4. Another perverse implication of the solar rally is that if solar stocks continue to rally, these companies may head back to the capital markets to raise more capital -- and they need it - and that will once again dilute shareholders.
Finally, it all comes down to the technical trade in a sector that has more often than not been the domain of fast money traders.
5. Traders often say it's not worth trading the last 20% downside of a short in solar, and the same can be said of a rally.
There are two types of trading in solar -- long-term bets and short-term bets, or put another way, technical bets and fundamental bets. The latest rally probably features all of these cross-currents.

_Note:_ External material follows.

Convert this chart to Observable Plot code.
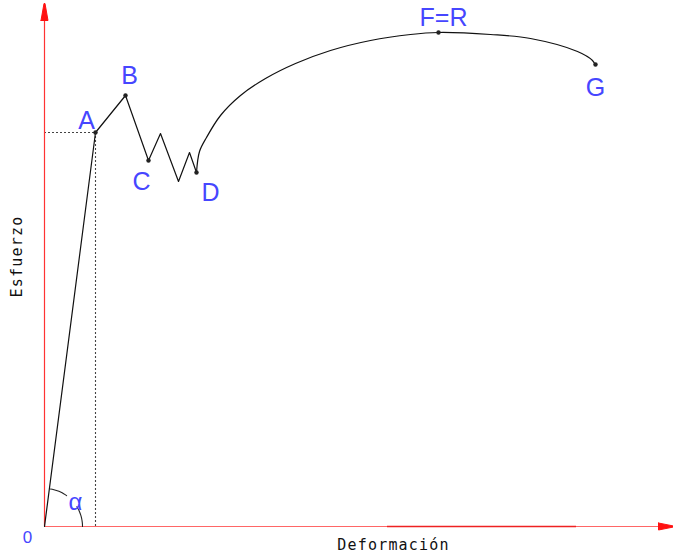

For a long investor, there may be 20% left to go in this solar rally, but unless you are buying and holding for the 2013-and-beyond time horizon, getting in now based on improved short-term demand seems like a risky decision.
Solar companies can come out this earnings season and say shipments will improve quarter over quarter, without saying that margins will be any better. This type of commentary could keep solar stocks moving up from here, but it won't mean that trading momentum is sustainable once the reality of capacity growing as fast if not faster than demand sets back in.
That means for investors lucky enough to buy at rock bottom prices in early 2012, keep your finger near the trigger if you are not willing to hold solar stocks for at least 12 to 18 months and absorb what might be more pain.
After all, it could be a while before the dust settles and a secular demand upswing in an embryonic sector translates into normalized earnings and sustainable margins for long-term solar stock winners.